Weeks later, police arrested 40 Mapuches after a plantation in Chile's interior was occupied and its owner beaten. If Chile's land barons organize against the Mapuches and hire forces to repel them, the situation will look a lot like the one in Mexico's state of Chiapas -- a conflict in its seventh year.
To avert violence, the state must acknowledge its
historical debt
and join with the Mapuches to right past
wrongs, said Edgardo Leinlaf, a Mapuche who heads the
quasi-governmental National Indigenous Development Corp.,
known as Conadi.
Time is short, added Francisco Huenchumilla, Chile's only Mapuche congressman.
I think this year will see a deadline for results from the
government. If they don't get it, we will likely see new
confrontations,
he predicted.
Conservative lawmaker Alessandri, who has represented a
largely Mapuche district in Santiago since 1961, sputtered
at the thought. This is pure and simple demagoguery. They
have always been recognized,
he said.
He warned that ethnic favoritism is bad for Chile and said that most of his Mapuche constituents want their children to learn English to have real job opportunities.
Almost across the board, the dozens of Mapuche organizations want Chile's education system to teach more about the indigenous culture and offer bilingual education. Only one country in South America, Paraguay, has complete bilingual education programs in Spanish and the native tongue Guarani.

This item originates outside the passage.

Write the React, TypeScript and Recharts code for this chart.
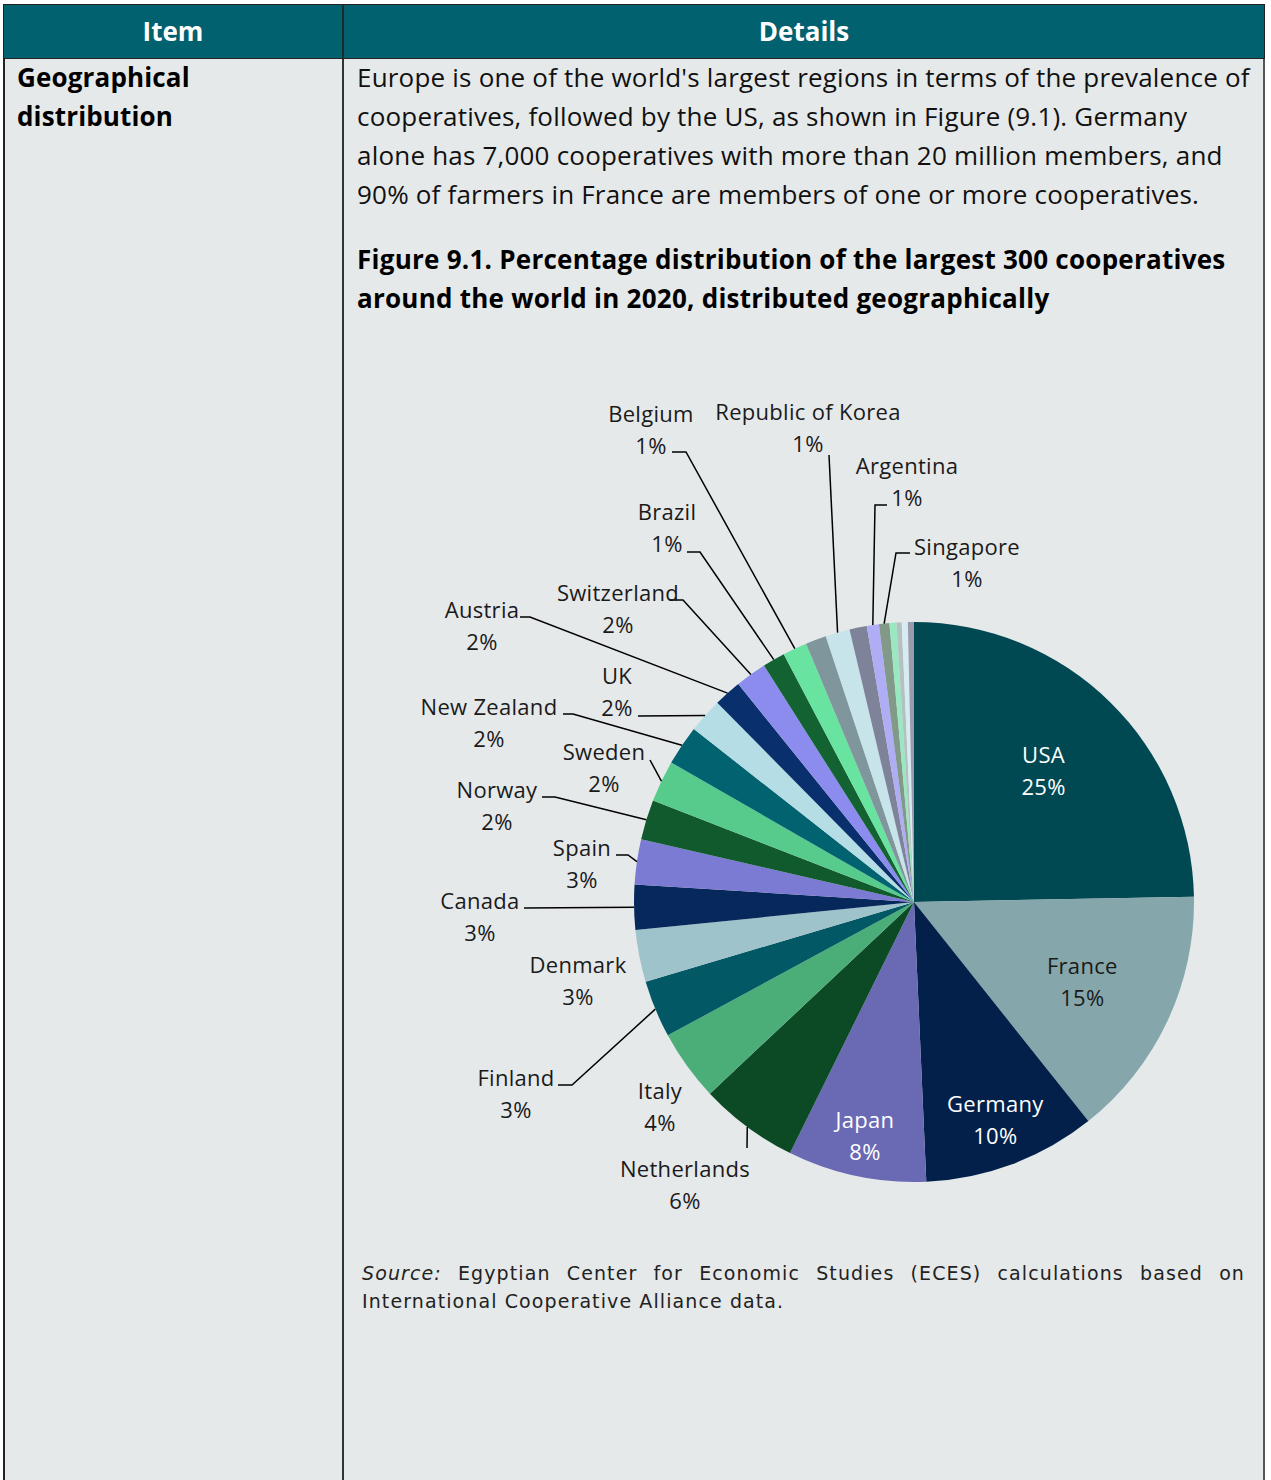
import React from "react";
import { PieChart, Pie, Cell } from "recharts";

// slice order, clockwise from 12 o'clock (blank names = unlabelled slices)
const countries = [
  "USA", "France", "Germany", "Japan", "Netherlands", "Italy", "Finland",
  "Denmark", "Canada", "Spain", "Norway", "Sweden", "New Zealand", "UK",
  "Austria", "Switzerland", "Brazil", "Belgium", "", "Republic of Korea", "",
  "Argentina", "Singapore", "", "", "", "",
];
const shares = [
  24.7, 14.6, 10.0, 8.0, 5.7, 4.1, 3.3, 3.0, 2.6, 2.6, 2.3, 2.4, 2.3, 2.0,
  1.6, 1.8, 1.3, 1.4, 1.2, 1.4, 1.0, 0.7, 0.6, 0.4, 0.3, 0.35, 0.35,
];
const sliceColors = [
  "#004953", "#85A6AB", "#03204A", "#6A69B4", "#0B4A25", "#4BAE78", "#025864",
  "#9FC3CB", "#06285A", "#7B7BD3", "#105A2E", "#56CB8C", "#016270", "#B4DDE5",
  "#092F6C", "#8C8CEE", "#126232", "#69E4A0", "#7F979C", "#C8E4EB", "#7F8399",
  "#AFAEF5", "#82998A", "#99E8BF", "#B4C1C2", "#D7ECF0", "#9A9CAE",
];

const paragraph = [
  "Europe is one of the world's largest regions in terms of the prevalence of",
  "cooperatives, followed by the US, as shown in Figure (9.1). Germany",
  "alone has 7,000 cooperatives with more than 20 million members, and",
  "90% of farmers in France are members of one or more cooperatives.",
];
const figureTitle = [
  "Figure 9.1. Percentage distribution of the largest 300 cooperatives",
  "around the world in 2020, distributed geographically",
];
const sourceLines = [
  "Egyptian Center for Economic Studies (ECES) calculations based on",
  "International Cooperative Alliance data.",
];

const rows = countries.map((name, i) => ({ name, value: shares[i] }));

// label placement (offsets from pie centre), kept apart from the data
const insideLabels: Record<number, { r: number; color: string }> = {
  0: { r: 185, color: "#fff" },
  1: { r: 186, color: "#1a1a1a" },
  2: { r: 232, color: "#fff" },
  3: { r: 238, color: "#fff" },
};
const outsideLabels: Record<number, { tx: number; ty: number; path: number[][] }> = {
  4: { tx: -229, ty: 266, path: [[-167, 246]] },
  5: { tx: -254, ty: 188, path: [] },
  6: { tx: -398, ty: 175, path: [[-342, 183], [-356, 183]] },
  7: { tx: -336, ty: 62, path: [] },
  8: { tx: -434, ty: -2, path: [[-390, 6]] },
  9: { tx: -332, ty: -55, path: [[-286, -47], [-298, -47]] },
  10: { tx: -417, ty: -113, path: [[-359, -105], [-372, -105]] },
  11: { tx: -310, ty: -151, path: [[-264, -142]] },
  12: { tx: -425, ty: -196, path: [[-341, -188], [-351, -188]] },
  13: { tx: -297, ty: -227, path: [[-276, -186]] },
  14: { tx: -432, ty: -293, path: [[-384, -285], [-394, -285]] },
  15: { tx: -296, ty: -310, path: [[-231, -302], [-244, -302]] },
  16: { tx: -247, ty: -391, path: [[-214, -350], [-227, -350]] },
  17: { tx: -263, ty: -489, path: [[-228, -450], [-242, -450]] },
  19: { tx: -106, ty: -491, path: [[-85, -447]] },
  21: { tx: -7, ty: -437, path: [[-39, -397], [-27, -397]] },
  22: { tx: 53, ty: -356, path: [[-18, -349], [-4, -349]] },
};

const RAD = Math.PI / 180;
const LABEL_FONT = "'Open Sans', 'Noto Sans', sans-serif";
const labelText = { fontFamily: LABEL_FONT, fontSize: 22, letterSpacing: 0.3 };

const renderLabel = (props: any) => {
  const { cx, cy, midAngle, outerRadius, percent, index, name } = props;
  const pct = `${Math.round(percent * 100)}%`;
  const cos = Math.cos(-midAngle * RAD);
  const sin = Math.sin(-midAngle * RAD);

  const inside = insideLabels[index];
  if (inside) {
    const x = cx + inside.r * cos;
    const y = cy + inside.r * sin;
    return (
      <g>
        <text x={x} y={y - 16} textAnchor="middle" fill={inside.color}
          dominantBaseline="central" {...labelText}>{name}</text>
        <text x={x} y={y + 16} textAnchor="middle" fill={inside.color}
          dominantBaseline="central" {...labelText}>{pct}</text>
      </g>
    );
  }

  const out = outsideLabels[index];
  if (!out) return null;
  const ax = cx + outerRadius * cos;
  const ay = cy + outerRadius * sin;
  const pts = [[ax, ay], ...out.path.map(([px, py]) => [cx + px, cy + py])];
  const tx = cx + out.tx;
  const ty = cy + out.ty;
  return (
    <g>
      {out.path.length > 0 && (
        <polyline points={pts.map((p) => p.join(",")).join(" ")}
          fill="none" stroke="#000" strokeWidth={1.5} />
      )}
      <text x={tx} y={ty} textAnchor="middle" fill="#1a1a1a"
        dominantBaseline="central" {...labelText}>{name}</text>
      <text x={tx} y={ty + 32} textAnchor="middle" fill="#1a1a1a"
        dominantBaseline="central" {...labelText}>{pct}</text>
    </g>
  );
};

const textFont = "'Open Sans', 'Noto Sans', sans-serif";

export default function App() {
  return (
    <div style={{ position: "absolute", left: 0, top: 0, width: 1271, height: 1480, background: "#fff", overflow: "hidden", fontFamily: textFont, color: "#111" }}>
      {/* table body */}
      <div style={{ position: "absolute", left: 3, top: 4, width: 1262, height: 1480, background: "#E6E9EA", borderLeft: "2px solid #222", borderRight: "2px solid #555", boxSizing: "border-box" }} />
      <div style={{ position: "absolute", left: 342, top: 58, width: 1.5, height: 1430, background: "#333" }} />
      {/* header */}
      <div style={{ position: "absolute", left: 3, top: 4, width: 1262, height: 55, background: "#02616F", border: "1px solid #222", boxSizing: "border-box" }} />
      <div style={{ position: "absolute", left: 342, top: 4, width: 1.5, height: 55, background: "#1c2a2e" }} />
      <div style={{ position: "absolute", left: 4, top: 4, width: 338, height: 55, lineHeight: "55px", textAlign: "center", color: "#fff", fontWeight: 700, fontSize: 26 }}>Item</div>
      <div style={{ position: "absolute", left: 343, top: 4, width: 922, height: 55, lineHeight: "55px", textAlign: "center", color: "#fff", fontWeight: 700, fontSize: 26 }}>Details</div>

      {/* left cell */}
      <div style={{ position: "absolute", left: 17, top: 58, lineHeight: "39px", fontSize: 26, letterSpacing: 0.15, fontWeight: 700, color: "#000" }}>
        <div>Geographical</div>
        <div>distribution</div>
      </div>

      {/* right cell text */}
      <div style={{ position: "absolute", left: 357, top: 58, lineHeight: "39px", fontSize: 26, letterSpacing: 0.2, whiteSpace: "nowrap", color: "#111" }}>
        {paragraph.map((l) => <div key={l}>{l}</div>)}
      </div>
      <div style={{ position: "absolute", left: 357, top: 240, lineHeight: "39px", fontSize: 26, letterSpacing: 0.25, fontWeight: 700, whiteSpace: "nowrap", color: "#000" }}>
        {figureTitle.map((l) => <div key={l}>{l}</div>)}
      </div>

      {/* chart */}
      <div style={{ position: "absolute", left: 344, top: 330 }}>
        <PieChart width={920} height={900} margin={{ top: 0, right: 0, bottom: 0, left: 0 }}>
          <Pie data={rows} dataKey="value" nameKey="name" cx={570} cy={572}
            outerRadius={280} startAngle={90} endAngle={-270} stroke="none"
            isAnimationActive={false} labelLine={false} label={renderLabel}>
            {rows.map((r, i) => <Cell key={i} fill={sliceColors[i]} />)}
          </Pie>
        </PieChart>
      </div>

      {/* source */}
      <div style={{ position: "absolute", left: 362, top: 1259, width: 883, lineHeight: "28px", fontSize: 19, letterSpacing: 1.1, fontFamily: "'DejaVu Sans', sans-serif", color: "#222" }}>
        <div style={{ textAlign: "justify", textAlignLast: "justify", whiteSpace: "nowrap" }}>
          <i>Source:</i> {sourceLines[0]}
        </div>
        <div>{sourceLines[1]}</div>
      </div>
    </div>
  );
}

Half the Mapuche population is thought to live in Santiago or other cities, making their struggle a diverse one and consensus among varied organizations difficult. Some groups want native lands returned; others want subsidies for the handicraft industry and something akin to affirmative action in public education for native peoples.
We want schools in the Andean highlands, and that
indigenous children have free access to universities,
said
Laura Contreras, an Aymara leader of the association
Intitatan Wawanaka, or Children of the Great Sun.
Aymaras live in the region where northern Chile, southern
Peru and western Bolivia meet.
However, with Chileans deeply divided over the attempted prosecution of the aging Pinochet on charges of human-rights violations during his rule and the nation coping with nagging high unemployment, university rector Juan Bengoa sees little interest among average Chileans in granting special treatment to the Mapuches and other native groups.
I don't think there is a consensus in society to recognize
native Chileans,
said Bengoa, head of the Academy of
Christian Humanism University in Santiago. I think there
will still be a long process of debate ahead in Chile.